Overall, as already stated, your work is perfectly fine and correct, and you understand what is necessary. However, I would like to present a bit of a visual intuition for understanding these relations and properties, and how your relations meet the desired criteria.
It is easiest to see these properties by means of a directed graph, such as the below one for your first relation:
In a graph of this form, node $x$ points to node $y$ if and only if $(x,y) \in R$ (or, alternatively stated, $xRy$).
In graphs like these, then, your properties can be seen as so:
So let's look at your examples:
First, your initial $R$:
You can see this is symmetric because there is the closed loop between $1$ and $2$. Neither point to $3$, so that's okay. (We only require that a given path allow you to backtrack between distinct nodes. Stray nodes are okay.)
Transitivity follows from the "self-pointing" arrows. Walking from $1$ to $2$ to $1$, is the same as staying at $1$ (following the loop pointing to and from $1$). Same for the arrow for $2$.
For your second example $R$:
This is not symmetric, since the loop $1 \to 2$ is not closed in the other way.
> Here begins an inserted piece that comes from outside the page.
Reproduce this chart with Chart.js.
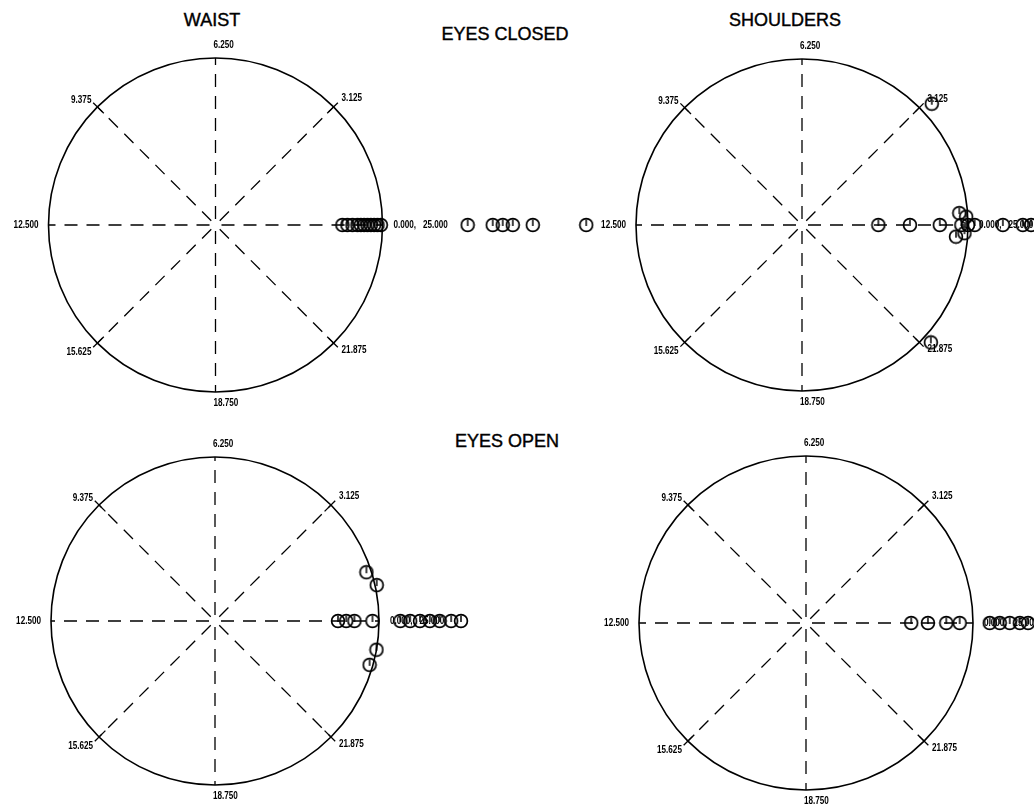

This is transitive since the only case to consider is $1 \to 1 \to 2$, and since $1 \to 2$, this follows trivially. Perhaps it's easier to see this if we have multiple $2$ and $1$ nodes to avoid the self-pointing arrows and rely more on the triangle analogy:
Perhaps it's clearly with this one why any two sides of a "triangle" in the directed graph always have a third side completed as well.
For your third example $R$:
In this case, we have symmetry since we only have closed loops and no one-way paths.
We don't have transitivity, however, since the top-left side of either triangle ($1 \to 3$ resulting from $3 \to 2 \to 1$, nor $3 \to 1$ resulting from $1 \to 2 \to 3$) is not present. (Some arguments could also be made through the lack of self-pointing arrows -- for instance, $1 \to 2 \to 1$ should imply $1 \to 1$ exists if $R$ is transitive -- but the triangle bit is easiest to visualize.)
For your final relation:
Here, we have no symmetry since there are some one-way paths instead of closed loops. Similarly, transitivity is not present since the completion of this triangle ($3 \to 1$) is not present.
...granted, this question is quite old, so I imagine you don't need help now. But hopefully this helps someone in the future, and, if nothing else, gets this question out of the unanswered queue.